L’année universitaire et scolaire se termine, et les logiques d’auto-construction de certaines organisations de jeunesse limitent grandement l’émergence d’un front antifasciste large dans la jeunesse au niveau local, à Rennes ou à Lille par exemple, et national. Contrairement à ce que nous prônons, on observe une unité par le haut plutôt que par la base.
Et quels sont les projets des Jeunesses anticapitalistes ?

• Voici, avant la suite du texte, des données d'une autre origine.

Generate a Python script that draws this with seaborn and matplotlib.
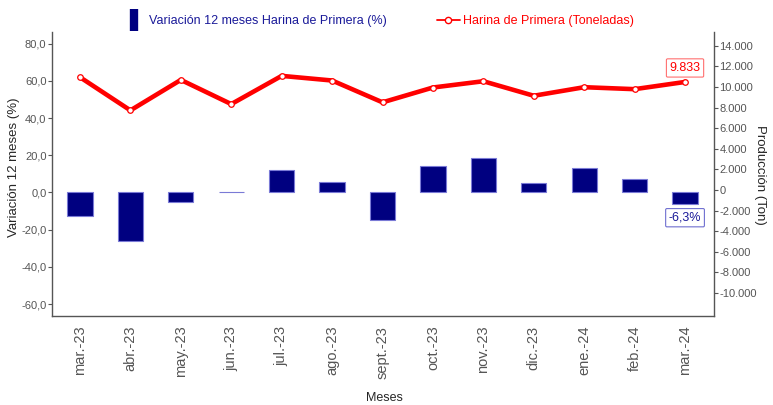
import numpy as np
import pandas as pd
import seaborn as sns
import matplotlib.pyplot as plt
from matplotlib.lines import Line2D
from matplotlib.ticker import FuncFormatter, FixedLocator

# datos
meses = ['mar.-23', 'abr.-23', 'may.-23', 'jun.-23', 'jul.-23', 'ago.-23', 'sept.-23',
         'oct.-23', 'nov.-23', 'dic.-23', 'ene.-24', 'feb.-24', 'mar.-24']
variacion = [-12.4, -26.2, -5.1, 0.5, 12.1, 5.4, -14.6, 14.4, 18.4, 5.0, 13.3, 7.4, -6.3]
produccion = [10950, 7730, 10690, 8340, 11080, 10630, 8510, 9950, 10560, 9150, 9980, 9790, 10490]
etiqueta_prod = '9.833'
etiqueta_var = '-6,3%'

sns.set_style('white')
plt.rcParams['font.family'] = ['Liberation Sans', 'DejaVu Sans']
gris = '#555555'

df = pd.DataFrame({'mes': meses, 'variacion': variacion, 'produccion': produccion})

fig = plt.figure(figsize=(7.73, 4.05), dpi=100)
ax = fig.add_axes([0.0673, 0.2198, 0.8564, 0.7012])

# barras variacion 12 meses
sns.barplot(data=df, x='mes', y='variacion', color='#000080', width=0.5,
            edgecolor='#7a7ad6', linewidth=0.8, saturation=1, ax=ax)

# linea produccion en eje secundario
ax2 = ax.twinx()
sns.lineplot(x=np.arange(len(df)), y=df['produccion'], ax=ax2, color='red', lw=3.3,
             marker='o', markersize=4, markerfacecolor='white', markeredgecolor='red',
             markeredgewidth=0.9)

ax.set_xlim(-0.555, 12.575)
ax.set_ylim(-66.4, 86.3)
ax2.set_ylim(-12230, 15340)

ax.yaxis.set_major_locator(FixedLocator(np.arange(-60, 81, 20)))
ax.yaxis.set_major_formatter(FuncFormatter(lambda v, p: f'{v:.1f}'.replace('.', ',')))
ax2.yaxis.set_major_locator(FixedLocator(np.arange(-10000, 14001, 2000)))
ax2.yaxis.set_major_formatter(FuncFormatter(lambda v, p: f'{int(v):,}'.replace(',', '.')))

for a in (ax, ax2):
    for s in a.spines.values():
        s.set_color(gris)
        s.set_linewidth(1.0)
    a.spines['top'].set_visible(False)
ax.spines['right'].set_visible(False)
ax2.spines['left'].set_visible(False)
ax2.spines['bottom'].set_visible(False)
ax.grid(False)
ax2.grid(False)

ax.tick_params(axis='x', rotation=90, length=4, color=gris, labelcolor=gris, labelsize=10.5, pad=3)
ax.tick_params(axis='y', left=True, length=3, color=gris, labelcolor=gris, labelsize=8, pad=1)
ax2.tick_params(axis='y', right=True, length=3, color=gris, labelcolor=gris, labelsize=8, pad=1)

ax.set_xlabel('Meses', fontsize=9, va='center')
ax.xaxis.set_label_coords(0.5015, -0.289)
ax.set_ylabel('Variación 12 meses (%)', fontsize=9.5, va='center')
ax.yaxis.set_label_coords(-0.0574, 0.5246)
ax2.set_ylabel('Producción (Ton)', fontsize=9.5, rotation=270, va='center')
ax2.yaxis.set_label_coords(1.0695, 0.4965)

# etiquetas del ultimo dato
ax2.annotate(etiqueta_prod, xy=(12, produccion[-1]), xytext=(0, 14), textcoords='offset pixels',
             ha='center', va='center', color='red', fontsize=9,
             bbox=dict(boxstyle='round,pad=0.25,rounding_size=0.1', fc='white', ec='#ff7070', lw=0.8))
ax.annotate(etiqueta_var, xy=(12, variacion[-1]), xytext=(0, -13.5), textcoords='offset pixels',
            ha='center', va='center', color='#1a1a99', fontsize=9,
            bbox=dict(boxstyle='round,pad=0.25,rounding_size=0.1', fc='white', ec='#6f6fd0', lw=0.8))

# leyenda superior
handles = [
    Line2D([], [], ls='none', marker='|', markersize=16, markeredgewidth=6, color='#000080'),
    Line2D([], [], color='red', lw=1.3, marker='o', markersize=4.5,
           markerfacecolor='white', markeredgecolor='red'),
]
fig.legend(handles, ['Variación 12 meses Harina de Primera (%)', 'Harina de Primera (Toneladas)'],
           loc='center', bbox_to_anchor=(0.49, 0.948), ncol=2, frameon=False,
           prop={'size': 9}, labelcolor=['#1a1a99', 'red'],
           handlelength=1.8, handletextpad=0.3, columnspacing=4)

fig.savefig('out.png', dpi=100)
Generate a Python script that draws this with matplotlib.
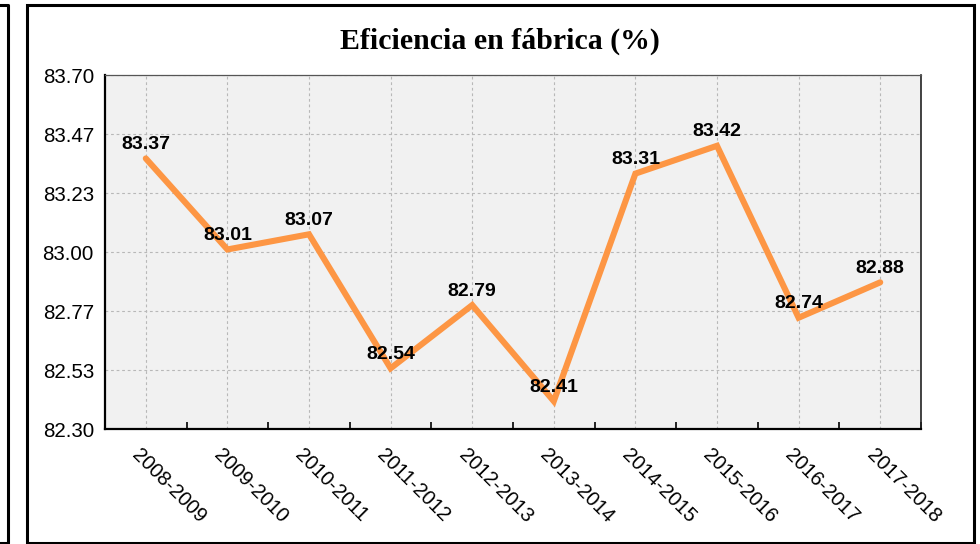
import matplotlib
matplotlib.use("Agg")
import matplotlib.pyplot as plt
from matplotlib.lines import Line2D
from matplotlib.patches import Rectangle
import matplotlib.transforms as mtransforms
import numpy as np

categories = ["2008-2009", "2009-2010", "2010-2011", "2011-2012", "2012-2013",
              "2013-2014", "2014-2015", "2015-2016", "2016-2017", "2017-2018"]
values = [83.37, 83.01, 83.07, 82.54, 82.79, 82.41, 83.31, 83.42, 82.74, 82.88]
y_min, y_max = 82.30, 83.70
n_yticks = 7
title = "Eficiencia en fábrica (%)"

W, H = 980, 544
fig = plt.figure(figsize=(W / 100, H / 100), dpi=100)
fig.patch.set_facecolor("white")

def px(x0, y0, x1, y1):
    return [x0 / W, 1 - y1 / H, (x1 - x0) / W, (y1 - y0) / H]

ax = fig.add_axes(px(105, 75, 921, 429))
ax.set_facecolor("#f1f1f1")

x = np.arange(len(categories))
ax.plot(x, values, color="#fd9644", lw=4.4, solid_capstyle="round",
        solid_joinstyle="miter", zorder=3)

for xi, v in zip(x, values):
    ax.annotate(f"{v:.2f}", (xi, v), xytext=(0, 4), textcoords="offset points",
                ha="center", va="bottom", fontsize=14, fontweight="bold",
                family="Liberation Sans", color="black", zorder=4)

ax.set_xlim(-0.5, len(categories) - 0.5)
ax.set_ylim(y_min, y_max)
yticks = np.linspace(y_min, y_max, n_yticks)
ax.set_yticks(yticks)
ax.set_yticklabels([f"{t:.2f}" for t in yticks])
ax.set_xticks(x)
ax.set_xticklabels(categories)
ax.set_xticks(np.arange(len(categories) + 1) - 0.5, minor=True)

ax.tick_params(axis="x", which="major", length=0, pad=12, labelsize=14.5)
ax.tick_params(axis="x", which="minor", direction="in", length=5, width=1.2, color="black")
ax.tick_params(axis="y", which="major", length=0, pad=8, labelsize=14.8)
for lab in ax.get_xticklabels():
    lab.set_rotation(-45)
    lab.set_ha("left")
    lab.set_va("top")
    lab.set_rotation_mode("anchor")
    lab.set_family("Liberation Sans")
    lab.set_transform(lab.get_transform() + mtransforms.ScaledTranslation(-4 / 100, 0, fig.dpi_scale_trans))
for lab in ax.get_yticklabels():
    lab.set_family("Liberation Sans")

ax.grid(True, which="major", color="#b8b8b8", linestyle=(0, (2.5, 2.5)), lw=0.8)
ax.set_axisbelow(True)

ax.spines["left"].set_linewidth(1.6)
ax.spines["bottom"].set_linewidth(1.6)
ax.spines["right"].set_linewidth(1.2)
ax.spines["right"].set_color("#222222")
ax.spines["top"].set_linewidth(0.9)
ax.spines["top"].set_linestyle((0, (1, 1)))
ax.spines["top"].set_color("#555555")

fig.text(500 / W, 1 - 41 / H, title, ha="center", va="center",
         fontsize=21.5, fontweight="bold", family="Liberation Serif")

# outer frames
fig.add_artist(Rectangle((26.5 / W, 1 - 542.5 / H), (974 - 26.5) / W, (542.5 - 5) / H,
                         transform=fig.transFigure, fill=False, lw=2.2, ec="black"))
fig.add_artist(Line2D([0, 7.5 / W, 7.5 / W, 0], [1 - 5 / H, 1 - 5 / H, 1 - 542.5 / H, 1 - 542.5 / H],
                      transform=fig.transFigure, lw=2.2, color="black"))

fig.savefig("out.png", dpi=100)
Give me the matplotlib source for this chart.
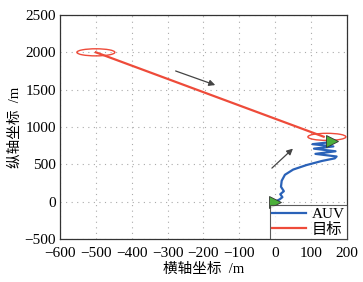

L’urgence est de préparer la riposte face à l’extrême droite et à l’ultralibéralisme de Macron. Même si le Nouveau Front populaire arrivait à gagner une majorité à l’Assemblée, il faudra construire une mobilisation sociale dans la rue et dans les universités pour essayer d’appliquer ne serait-ce qu’une partie du programme du NFP. Il faudra à la fois rappeler à certainEs députéEs pourquoi ils ont été éluEs et répondre à la riposte patronale qui ne va pas facilement nous laisser revenir à la retraite à 60 ans, par exemple.
L’objectif est de réussir à mobiliser la jeunesse, que ce soit en créant et renforçant les comités JA locaux, en prenant part et participant à la construction des mobilisations dans les universités et les lycées et renforcer les cadres inter-orgas. Il faut se mobiliser dans les universités et les lycées pour se battre contre leur destruction et également politiser les jeunes étudiantEs.
Les JA organisent les RIJ (Rencontres internationales de jeunes), camp international de rencontre entre jeunes révolutionnaires (et unitaires) du 20 au 27 juillet à Vieure dans l’Allier. Il est également prévu dès la rentrée d’organiser des actions afin d’être visible dans les facs pour sensibiliser les étudiantEs sur différents mouvements tels que la Palestine ou la riposte antitrans.